Opposition among tram drivers is already evident on social media. On the RTBU Victoria’s Facebook page, tram drivers commented on the implications of the part-time concession. “So every couple of years 2 percent. After 10-20 years all part time,” one wrote. Another noted: “Any new drivers now are going to be like the conductors of 20 years ago. Expendable. Just prove me wrong. 1 more EBA [enterprise bargaining agreement] and I’m gone.”

Some drivers criticised the union. “More union fees to increase their salaries,” one wrote. An authorised officer (AO, ticket inspector) recalled the bureaucracy’s rhetoric at a recent public rally: “This union drew a line in the sand, & stated out loud many time[s] NO to anything more than the current 4 percent part time. I was at the meetings, & the Flinders St rally, when our Secretary even used the words Get Fucked to anything more, and you wonder why.… The 4 percent or the 10 percent doesn’t affect me as an AO, but I was there to support everyone else and I feel that I’ve been screwed too.”

To fight the RTBU’s sellout, and to protect and improve working conditions and wages, all tram workers must insist on their democratic right to be given copies of the full agreement, not union summaries, and adequate time to read and discuss the contents. Mass meetings ought to be convened to allow maximum discussion.

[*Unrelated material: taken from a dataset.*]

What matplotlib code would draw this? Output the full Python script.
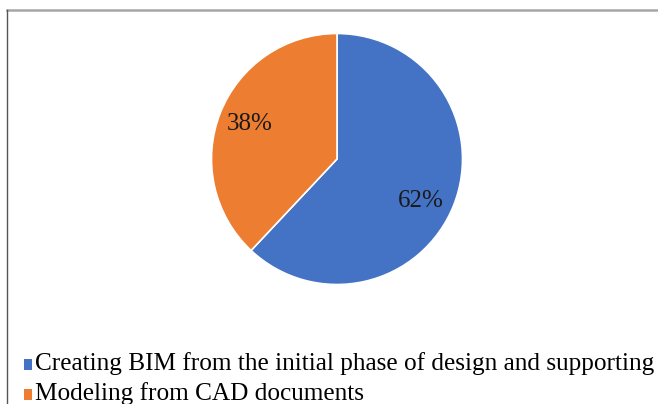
import matplotlib
matplotlib.use("Agg")
import numpy as np
import matplotlib.pyplot as plt
from matplotlib.lines import Line2D

labels = ["Creating BIM from the initial phase of design and supporting",
          "Modeling from CAD documents"]
shares = [62, 38]
colors = ["#4472C4", "#ED7D31"]

W, H = 658, 404
fig = plt.figure(figsize=(W / 100, H / 100), dpi=100)
plt.rcParams['font.family'] = ['Liberation Serif', 'DejaVu Serif']

# pie centred at (337, 159) px
cx, cy, r = 337, 159, 125.5
ax = fig.add_axes([(cx - r) / W, 1 - (cy + r) / H, 2 * r / W, 2 * r / H])
wedges, _, autotexts = ax.pie(shares, colors=colors, startangle=90, counterclock=False,
                              autopct="%d%%", pctdistance=0.75,
                              wedgeprops=dict(edgecolor="white", linewidth=1.2),
                              textprops=dict(fontsize=18, color="#1a1a1a"))
# Excel-like label placement: the big slice label sits a little lower
w = wedges[0]
ang = np.deg2rad((w.theta1 + w.theta2) / 2 - 5)
autotexts[0].set_position((0.75 * np.cos(ang), 0.75 * np.sin(ang)))
ax.set_xlim(-1.0, 1.0)
ax.set_ylim(-1.0, 1.0)
ax.axis("off")

# chart frame (only top and left edges visible in the crop)
fig.add_artist(Line2D([7 / W, 1], [1 - 9.5 / H] * 2, transform=fig.transFigure,
                      color="#a6a6a6", linewidth=1.8))
fig.add_artist(Line2D([7 / W] * 2, [0, 1 - 9.5 / H], transform=fig.transFigure,
                      color="#555555", linewidth=1.0))

fig.legend(wedges, labels, loc="upper left", bbox_to_anchor=(24 / W, 1 - 352 / H),
           frameon=False, fontsize=18.2, handlelength=0.3, handleheight=0.3,
           handletextpad=0.14, labelspacing=0.28, borderpad=0, borderaxespad=0)
for h in fig.legends[0].legend_handles:
    h.set_edgecolor("none")
    h.set_y(h.get_y() - 2.5)  # line the squares up with the cap height

fig.savefig("out.png", dpi=100)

A “no” vote on the proposed agreement needs to be the starting point for a political and industrial counter-offensive, uniting all Yarra Trams, Metro Trains, and V/Line workers in the fight against public transport privatisation and for decent wages and conditions for all workers. This requires taking the struggle out of the hands of the RTBU and building new rank-and-file committees in every depot and station.